Kansas report calls for overhauling school finance
TOPEKA — A special legislative committee voted on party lines Tuesday to issue a final report that calls for revamping the way Kansas funds public schools, focusing more on student outcomes and tightening state controls over how districts can issue bonds.
Although it is not a formal bill, the document will likely serve as a guideline as lawmakers try to craft a new school funding system to replace the one they repealed last year. Kansas spends more than $3.5 billion a year funding public schools, by far the largest single category of state spending.
Republican Gov.

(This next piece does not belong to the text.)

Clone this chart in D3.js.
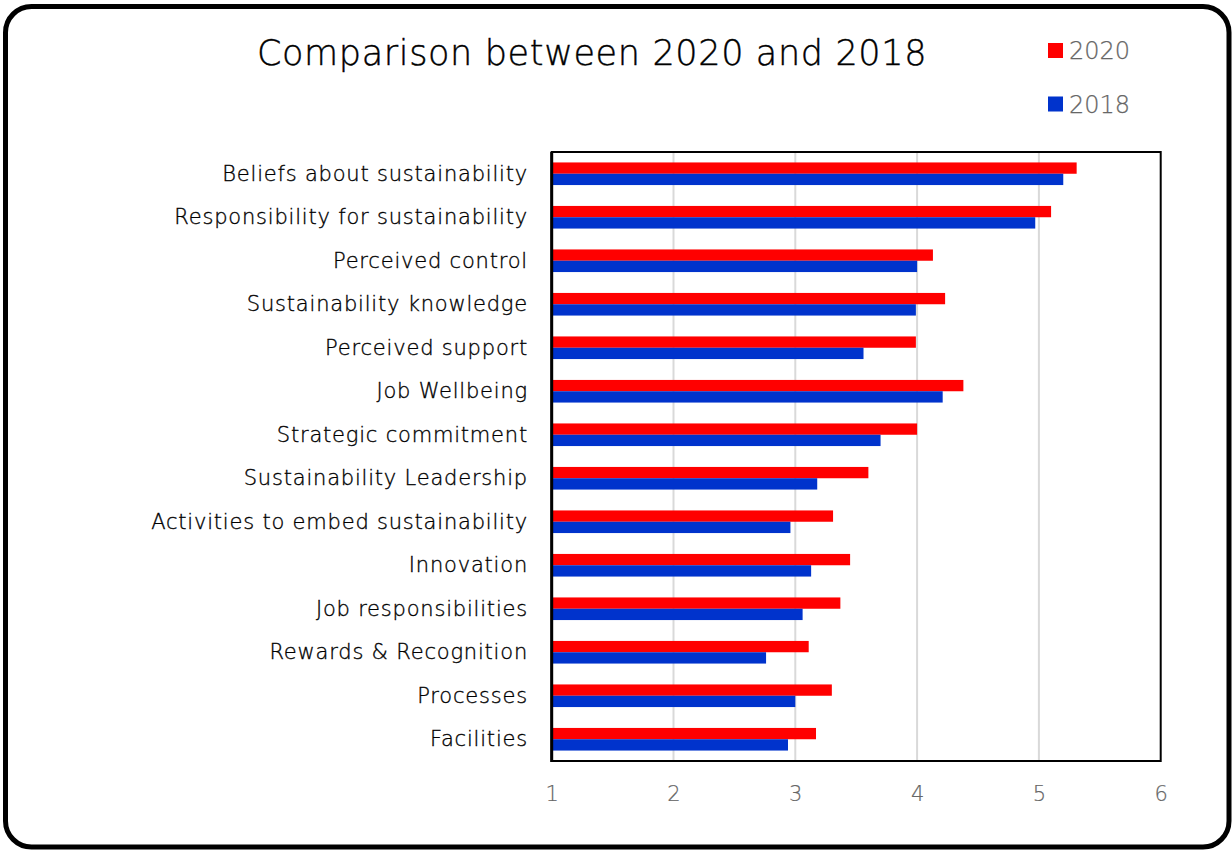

Sam Brownback has called on lawmakers to write a new funding formula this year, but some legislative leaders have said it could take at least two sessions to complete the process.
The report by the Special Committee on K12 Student Success makes only general comments about how a new funding formula should be organized, saying it should “Focus on each individual student” and “Include accountability and reporting measures to ensure aid is being distributed according to the needs of each individual student.”
But it does suggest significant changes in the way the state distributes aid for “at risk” students, those deemed vulnerable to failing or dropping out.
Instead of basing that on poverty status, as the old formula had done, the report says such funding, “should be based directly upon a student’s ability to learn,” suggesting that test scores, classroom grades and other measures should be used to determine at-risk status.
It also calls for scrapping the system of giving annual assessments in reading and math, a program currently run by Kansas University’s Center for Educational Testing and Evaluation, and instead hiring a third-party vendor from outside Kansas to develop and administer tests.
And it calls for the state to provide funding for every high school student to take the ACT college entrance exam.
In addition, it calls for requiring school districts to seek approval from a special legislative committee before they can be eligible for receiving state aid for bond and interest payments.
The report makes no specific mention of Brownback’s suggestion for including merit pay for teachers, which he called for in his State of the State address last week. But it does call for forming a special committee to look more in depth at a variety of issues, including teacher pay and special education among others.
Sen. Anthony Hensley, D-Topeka, the ranking minority member on the panel, offered several amendments to the report, although most were defeated on party-line votes.
But he did succeed in inserting language that says any new funding formula should recognize the different costs in educating students with different levels of needs.
He also inserted language reflecting recent Kansas Supreme Court rulings that say funding should be equitable, “so that districts have reasonably equal access to substantially similar educational opportunity through similar tax effort.”